東日本大震災から13年の節目を迎えた2024年3月11日、福島県内各地で犠牲者の鎮魂祈願や被災地の復興を願うさまざまな行事が行われた。
東京電力福島第一原子力発電所から約60キロ離れた郡山市のJR郡山駅前広場でも「復興の灯火プロジェクト」が開催された。風化していく震災の記憶を後世に伝えるとともに、地域とのつながりやまちづくりの発展を願って始まったプロジェクトで、今年で6回目となる。
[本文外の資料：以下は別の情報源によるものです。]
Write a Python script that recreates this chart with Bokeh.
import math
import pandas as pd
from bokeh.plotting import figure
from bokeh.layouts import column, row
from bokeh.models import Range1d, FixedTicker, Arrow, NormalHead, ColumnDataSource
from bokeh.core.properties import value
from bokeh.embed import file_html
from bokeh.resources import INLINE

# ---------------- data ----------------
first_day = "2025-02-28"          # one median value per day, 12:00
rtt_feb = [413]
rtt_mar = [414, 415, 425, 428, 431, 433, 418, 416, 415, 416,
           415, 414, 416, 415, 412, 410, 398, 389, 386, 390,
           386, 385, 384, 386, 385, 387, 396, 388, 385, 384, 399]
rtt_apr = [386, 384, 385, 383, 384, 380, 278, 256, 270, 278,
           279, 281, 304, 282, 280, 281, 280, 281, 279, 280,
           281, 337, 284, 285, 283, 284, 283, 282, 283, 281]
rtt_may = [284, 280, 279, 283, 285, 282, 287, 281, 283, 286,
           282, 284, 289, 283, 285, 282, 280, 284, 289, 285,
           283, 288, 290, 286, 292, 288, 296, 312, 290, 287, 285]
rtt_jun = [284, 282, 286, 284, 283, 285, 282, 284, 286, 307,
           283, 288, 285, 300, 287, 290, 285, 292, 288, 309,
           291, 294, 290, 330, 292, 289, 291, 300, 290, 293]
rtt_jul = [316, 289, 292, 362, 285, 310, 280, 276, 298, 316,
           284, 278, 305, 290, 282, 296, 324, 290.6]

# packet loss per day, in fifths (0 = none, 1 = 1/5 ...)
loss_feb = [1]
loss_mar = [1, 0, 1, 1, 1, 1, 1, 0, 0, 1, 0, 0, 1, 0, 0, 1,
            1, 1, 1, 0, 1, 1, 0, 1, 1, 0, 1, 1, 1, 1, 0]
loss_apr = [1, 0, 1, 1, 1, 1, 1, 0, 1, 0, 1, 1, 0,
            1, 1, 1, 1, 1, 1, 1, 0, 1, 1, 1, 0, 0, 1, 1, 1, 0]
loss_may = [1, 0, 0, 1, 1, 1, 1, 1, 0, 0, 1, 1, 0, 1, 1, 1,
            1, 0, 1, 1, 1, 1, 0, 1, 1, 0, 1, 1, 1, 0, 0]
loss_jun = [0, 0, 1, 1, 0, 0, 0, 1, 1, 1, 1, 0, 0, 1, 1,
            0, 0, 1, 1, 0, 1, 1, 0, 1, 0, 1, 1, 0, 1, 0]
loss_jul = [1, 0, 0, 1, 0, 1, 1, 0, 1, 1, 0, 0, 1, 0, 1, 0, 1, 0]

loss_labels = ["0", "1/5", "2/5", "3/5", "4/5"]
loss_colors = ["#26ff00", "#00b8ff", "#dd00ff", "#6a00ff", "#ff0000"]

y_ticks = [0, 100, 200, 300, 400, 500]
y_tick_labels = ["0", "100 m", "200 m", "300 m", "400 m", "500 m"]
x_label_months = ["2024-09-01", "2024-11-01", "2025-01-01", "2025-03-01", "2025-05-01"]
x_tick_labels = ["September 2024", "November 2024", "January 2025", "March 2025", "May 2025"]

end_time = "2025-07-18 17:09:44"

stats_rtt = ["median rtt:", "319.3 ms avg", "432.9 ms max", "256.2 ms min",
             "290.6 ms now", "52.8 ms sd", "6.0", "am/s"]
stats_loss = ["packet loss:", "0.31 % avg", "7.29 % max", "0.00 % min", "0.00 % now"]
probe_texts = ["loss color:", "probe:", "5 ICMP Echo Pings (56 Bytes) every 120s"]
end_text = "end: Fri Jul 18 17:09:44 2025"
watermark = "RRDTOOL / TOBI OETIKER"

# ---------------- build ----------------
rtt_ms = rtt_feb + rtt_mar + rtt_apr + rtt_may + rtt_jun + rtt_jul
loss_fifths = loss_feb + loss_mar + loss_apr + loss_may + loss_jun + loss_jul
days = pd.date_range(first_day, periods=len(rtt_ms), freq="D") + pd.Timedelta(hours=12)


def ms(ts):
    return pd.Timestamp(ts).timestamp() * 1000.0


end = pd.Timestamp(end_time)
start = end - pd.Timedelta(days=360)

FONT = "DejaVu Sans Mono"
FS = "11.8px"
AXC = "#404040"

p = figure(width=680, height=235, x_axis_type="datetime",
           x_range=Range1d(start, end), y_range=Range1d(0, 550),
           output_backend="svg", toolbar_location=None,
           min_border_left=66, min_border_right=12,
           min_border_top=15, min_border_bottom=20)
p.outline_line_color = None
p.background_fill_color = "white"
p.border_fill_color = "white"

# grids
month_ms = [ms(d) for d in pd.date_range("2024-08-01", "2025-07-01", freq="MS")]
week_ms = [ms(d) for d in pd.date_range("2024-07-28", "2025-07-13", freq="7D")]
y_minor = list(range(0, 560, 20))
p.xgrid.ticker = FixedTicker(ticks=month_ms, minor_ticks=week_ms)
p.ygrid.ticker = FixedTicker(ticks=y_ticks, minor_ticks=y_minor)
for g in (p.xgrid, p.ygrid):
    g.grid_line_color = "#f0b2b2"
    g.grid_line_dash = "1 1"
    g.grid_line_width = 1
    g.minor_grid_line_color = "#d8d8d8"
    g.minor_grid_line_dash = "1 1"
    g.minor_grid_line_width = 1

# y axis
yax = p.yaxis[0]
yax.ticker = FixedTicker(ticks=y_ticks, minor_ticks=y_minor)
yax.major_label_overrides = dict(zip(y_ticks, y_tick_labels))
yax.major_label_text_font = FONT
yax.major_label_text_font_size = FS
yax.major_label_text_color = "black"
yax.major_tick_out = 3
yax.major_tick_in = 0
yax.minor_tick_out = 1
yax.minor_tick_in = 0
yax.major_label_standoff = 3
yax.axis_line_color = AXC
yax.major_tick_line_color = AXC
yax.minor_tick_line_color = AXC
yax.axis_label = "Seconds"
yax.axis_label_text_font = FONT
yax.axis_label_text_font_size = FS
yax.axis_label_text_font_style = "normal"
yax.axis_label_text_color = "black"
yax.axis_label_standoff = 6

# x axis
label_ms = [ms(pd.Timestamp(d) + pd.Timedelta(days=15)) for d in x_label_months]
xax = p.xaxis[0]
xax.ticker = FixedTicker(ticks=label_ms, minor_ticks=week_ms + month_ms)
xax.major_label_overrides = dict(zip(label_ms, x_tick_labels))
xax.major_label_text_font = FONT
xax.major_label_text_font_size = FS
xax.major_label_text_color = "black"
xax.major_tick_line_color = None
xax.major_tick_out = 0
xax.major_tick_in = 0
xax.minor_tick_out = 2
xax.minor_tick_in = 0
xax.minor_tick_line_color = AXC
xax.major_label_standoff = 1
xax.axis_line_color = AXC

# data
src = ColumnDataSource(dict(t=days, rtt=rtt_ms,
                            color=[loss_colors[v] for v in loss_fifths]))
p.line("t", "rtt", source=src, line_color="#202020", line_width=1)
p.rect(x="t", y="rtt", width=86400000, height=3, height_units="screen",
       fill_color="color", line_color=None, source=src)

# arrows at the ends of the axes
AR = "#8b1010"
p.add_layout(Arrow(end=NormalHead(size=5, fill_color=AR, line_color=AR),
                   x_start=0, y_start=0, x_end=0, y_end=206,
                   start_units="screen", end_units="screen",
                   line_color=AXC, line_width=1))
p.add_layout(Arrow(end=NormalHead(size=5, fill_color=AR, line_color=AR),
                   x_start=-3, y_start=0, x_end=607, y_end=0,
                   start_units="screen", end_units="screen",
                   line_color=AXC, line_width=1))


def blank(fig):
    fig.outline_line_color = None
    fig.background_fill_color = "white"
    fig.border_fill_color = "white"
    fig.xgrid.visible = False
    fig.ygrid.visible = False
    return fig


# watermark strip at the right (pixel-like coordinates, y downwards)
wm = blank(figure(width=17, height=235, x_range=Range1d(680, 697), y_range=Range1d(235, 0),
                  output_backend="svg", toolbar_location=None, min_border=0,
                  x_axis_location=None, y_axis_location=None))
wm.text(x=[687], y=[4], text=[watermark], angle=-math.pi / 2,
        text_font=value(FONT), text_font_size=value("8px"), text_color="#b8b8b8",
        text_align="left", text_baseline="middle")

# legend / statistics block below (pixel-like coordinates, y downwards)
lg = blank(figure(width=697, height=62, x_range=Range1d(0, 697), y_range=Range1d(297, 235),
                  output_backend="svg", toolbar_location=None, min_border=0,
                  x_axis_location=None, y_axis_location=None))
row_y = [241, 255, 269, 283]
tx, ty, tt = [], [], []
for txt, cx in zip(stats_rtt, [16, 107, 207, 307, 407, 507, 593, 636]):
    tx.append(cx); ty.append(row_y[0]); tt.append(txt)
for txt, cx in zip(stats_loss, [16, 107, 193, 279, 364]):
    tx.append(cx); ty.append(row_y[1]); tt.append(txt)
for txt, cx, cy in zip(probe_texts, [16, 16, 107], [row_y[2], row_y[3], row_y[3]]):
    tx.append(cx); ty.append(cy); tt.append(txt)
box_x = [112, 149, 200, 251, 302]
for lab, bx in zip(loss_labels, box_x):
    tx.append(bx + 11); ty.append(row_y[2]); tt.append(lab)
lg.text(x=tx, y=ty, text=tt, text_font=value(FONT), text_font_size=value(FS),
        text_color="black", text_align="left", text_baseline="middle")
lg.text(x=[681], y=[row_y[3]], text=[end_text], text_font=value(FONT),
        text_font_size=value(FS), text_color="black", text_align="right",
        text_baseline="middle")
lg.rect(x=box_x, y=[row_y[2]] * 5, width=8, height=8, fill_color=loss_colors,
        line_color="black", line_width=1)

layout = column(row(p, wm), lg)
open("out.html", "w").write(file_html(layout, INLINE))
今回も市内にある短大が行政と連携し、県内各地にある復興住宅の入居者や地元の高校生などが、郡山の伝統工芸品「海老根伝統手すき和紙」で作られた灯ろう約380基に思い思いに言葉や絵を描き、その灯ろうが広場を明るく染めた。
会場では海老根伝統手すき和紙を使ったミニ灯ろう作り体験やその原料である「こうぞ」で作ったお茶の試飲、また、復興状況の紹介ブースなども設けられ、通行客が足を止める姿も多く見受けられた。
イベント後半では短大在学生による楽器演奏なども披露され、東日本大震災復興支援ソング「花は咲く」の歌声が披露されると、静まり返った会場内からすすり泣きが聞こえる場面もあった。
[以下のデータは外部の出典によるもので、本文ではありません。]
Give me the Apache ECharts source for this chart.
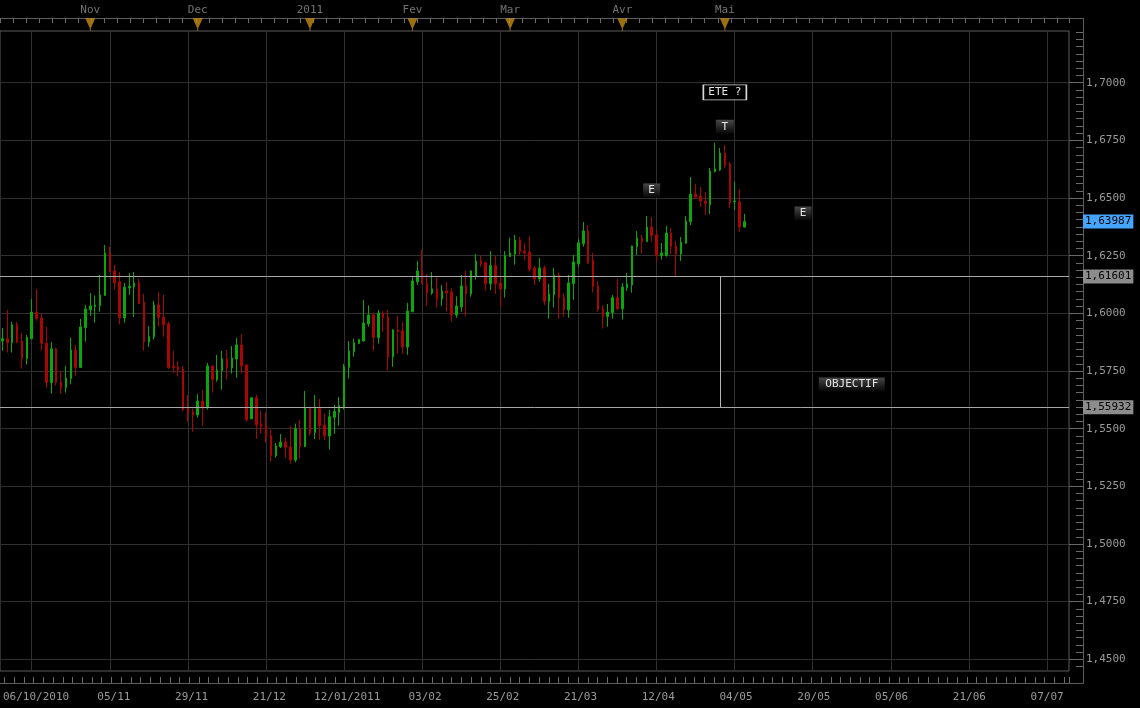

発生から13年が経過した現在も2万5000人超の方々が県内外で避難を続け、郡山市内にも原発施設がある双葉町と富岡町が支所を設置し行政サポートにあたっている。(写真は郡山市内にあった富岡町役場郡山事務所の仮庁舎。現在は近くの別の建物に移転している。)
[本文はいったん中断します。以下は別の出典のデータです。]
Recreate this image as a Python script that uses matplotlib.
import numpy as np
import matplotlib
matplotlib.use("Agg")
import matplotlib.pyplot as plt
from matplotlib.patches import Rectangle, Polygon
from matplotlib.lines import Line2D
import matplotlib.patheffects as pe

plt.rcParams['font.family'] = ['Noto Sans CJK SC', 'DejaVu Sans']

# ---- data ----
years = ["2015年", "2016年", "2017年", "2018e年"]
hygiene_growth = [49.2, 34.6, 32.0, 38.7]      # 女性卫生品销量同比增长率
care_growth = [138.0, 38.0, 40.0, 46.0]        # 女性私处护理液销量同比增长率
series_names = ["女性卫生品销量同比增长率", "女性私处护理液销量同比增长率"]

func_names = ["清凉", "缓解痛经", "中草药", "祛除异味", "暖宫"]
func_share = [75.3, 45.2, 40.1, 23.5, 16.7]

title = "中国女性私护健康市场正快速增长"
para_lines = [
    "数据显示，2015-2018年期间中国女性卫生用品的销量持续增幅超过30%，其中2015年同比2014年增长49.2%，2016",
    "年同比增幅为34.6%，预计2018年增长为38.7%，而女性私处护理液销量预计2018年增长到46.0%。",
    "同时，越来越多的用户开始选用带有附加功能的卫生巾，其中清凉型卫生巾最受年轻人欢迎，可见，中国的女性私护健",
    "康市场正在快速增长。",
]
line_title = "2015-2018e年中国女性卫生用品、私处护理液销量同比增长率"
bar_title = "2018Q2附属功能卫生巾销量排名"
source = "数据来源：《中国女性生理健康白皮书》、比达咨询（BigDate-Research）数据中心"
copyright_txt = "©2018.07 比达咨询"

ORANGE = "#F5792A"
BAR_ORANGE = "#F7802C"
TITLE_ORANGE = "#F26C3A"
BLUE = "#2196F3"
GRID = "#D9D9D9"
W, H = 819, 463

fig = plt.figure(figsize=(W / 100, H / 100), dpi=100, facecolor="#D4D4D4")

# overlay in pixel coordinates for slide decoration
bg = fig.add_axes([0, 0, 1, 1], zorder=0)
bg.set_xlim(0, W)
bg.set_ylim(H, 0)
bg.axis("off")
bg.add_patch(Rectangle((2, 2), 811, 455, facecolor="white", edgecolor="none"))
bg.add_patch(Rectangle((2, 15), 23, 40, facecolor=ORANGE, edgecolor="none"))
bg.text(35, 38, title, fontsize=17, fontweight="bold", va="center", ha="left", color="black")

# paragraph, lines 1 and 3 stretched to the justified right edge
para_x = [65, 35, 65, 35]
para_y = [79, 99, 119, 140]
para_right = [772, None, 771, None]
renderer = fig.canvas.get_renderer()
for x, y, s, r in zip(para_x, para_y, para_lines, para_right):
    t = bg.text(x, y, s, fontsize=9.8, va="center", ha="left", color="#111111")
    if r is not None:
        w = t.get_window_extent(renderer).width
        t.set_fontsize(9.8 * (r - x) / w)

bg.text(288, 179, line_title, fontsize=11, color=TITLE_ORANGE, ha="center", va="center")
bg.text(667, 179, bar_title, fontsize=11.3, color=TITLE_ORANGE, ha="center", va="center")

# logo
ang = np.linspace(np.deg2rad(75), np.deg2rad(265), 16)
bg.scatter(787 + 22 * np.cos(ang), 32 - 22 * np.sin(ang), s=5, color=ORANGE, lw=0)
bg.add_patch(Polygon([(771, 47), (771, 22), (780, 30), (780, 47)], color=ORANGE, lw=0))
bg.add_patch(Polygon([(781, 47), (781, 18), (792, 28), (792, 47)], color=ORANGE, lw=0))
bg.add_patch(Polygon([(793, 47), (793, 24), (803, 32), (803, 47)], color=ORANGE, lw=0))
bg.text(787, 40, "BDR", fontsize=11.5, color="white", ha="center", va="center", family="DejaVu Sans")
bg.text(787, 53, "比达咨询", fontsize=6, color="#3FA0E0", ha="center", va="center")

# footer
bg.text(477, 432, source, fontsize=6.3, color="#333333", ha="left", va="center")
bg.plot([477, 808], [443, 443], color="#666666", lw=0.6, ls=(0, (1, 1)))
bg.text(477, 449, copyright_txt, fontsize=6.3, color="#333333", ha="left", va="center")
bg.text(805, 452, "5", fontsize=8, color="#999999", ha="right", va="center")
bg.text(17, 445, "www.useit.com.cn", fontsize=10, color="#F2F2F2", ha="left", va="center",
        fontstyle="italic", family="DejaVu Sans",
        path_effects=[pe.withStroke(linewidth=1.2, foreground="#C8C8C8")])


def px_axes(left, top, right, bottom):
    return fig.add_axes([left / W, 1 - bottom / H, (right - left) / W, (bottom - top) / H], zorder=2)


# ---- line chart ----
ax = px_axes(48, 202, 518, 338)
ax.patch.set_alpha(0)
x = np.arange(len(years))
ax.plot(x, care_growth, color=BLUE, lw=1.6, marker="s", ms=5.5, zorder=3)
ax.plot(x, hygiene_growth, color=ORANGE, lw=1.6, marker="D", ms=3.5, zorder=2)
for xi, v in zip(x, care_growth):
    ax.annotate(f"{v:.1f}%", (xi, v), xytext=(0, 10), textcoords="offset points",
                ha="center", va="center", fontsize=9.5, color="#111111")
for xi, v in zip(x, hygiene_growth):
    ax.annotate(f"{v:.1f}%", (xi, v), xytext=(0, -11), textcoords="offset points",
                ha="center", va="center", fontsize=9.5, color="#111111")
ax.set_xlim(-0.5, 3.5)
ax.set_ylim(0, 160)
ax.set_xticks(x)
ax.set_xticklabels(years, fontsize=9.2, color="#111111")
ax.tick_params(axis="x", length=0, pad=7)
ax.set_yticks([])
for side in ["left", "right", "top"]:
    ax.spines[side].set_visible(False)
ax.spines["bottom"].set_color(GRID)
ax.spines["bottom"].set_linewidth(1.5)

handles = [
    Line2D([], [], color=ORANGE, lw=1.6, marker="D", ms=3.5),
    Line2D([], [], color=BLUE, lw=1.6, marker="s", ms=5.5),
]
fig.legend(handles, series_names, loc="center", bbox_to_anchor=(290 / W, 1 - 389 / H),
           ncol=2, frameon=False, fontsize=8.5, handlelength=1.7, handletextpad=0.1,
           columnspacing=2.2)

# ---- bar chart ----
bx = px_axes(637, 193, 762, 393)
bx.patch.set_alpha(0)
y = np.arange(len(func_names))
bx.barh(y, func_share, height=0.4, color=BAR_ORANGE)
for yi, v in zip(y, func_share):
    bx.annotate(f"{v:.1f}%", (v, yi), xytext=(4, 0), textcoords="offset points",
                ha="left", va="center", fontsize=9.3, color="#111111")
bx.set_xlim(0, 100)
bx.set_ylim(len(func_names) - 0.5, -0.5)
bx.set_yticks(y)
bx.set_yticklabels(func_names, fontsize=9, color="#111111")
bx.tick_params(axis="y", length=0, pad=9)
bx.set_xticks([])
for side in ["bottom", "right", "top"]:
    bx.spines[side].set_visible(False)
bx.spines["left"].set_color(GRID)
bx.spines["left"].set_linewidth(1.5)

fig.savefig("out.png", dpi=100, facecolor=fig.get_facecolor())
昨年11月には国が先行して除染などを進めてきた「特定復興再生拠点区域」の避難指示が県内6つの自治体で解除され、徐々にインフラ・生活環境の整備が進んでいる。しかし、一方で「帰らない」という選択をした避難者も多いことから新たなコミュニティづくりを模索している自治体もあり、震災の教訓をどう次世代に継承させていくか見えない課題を抱えている。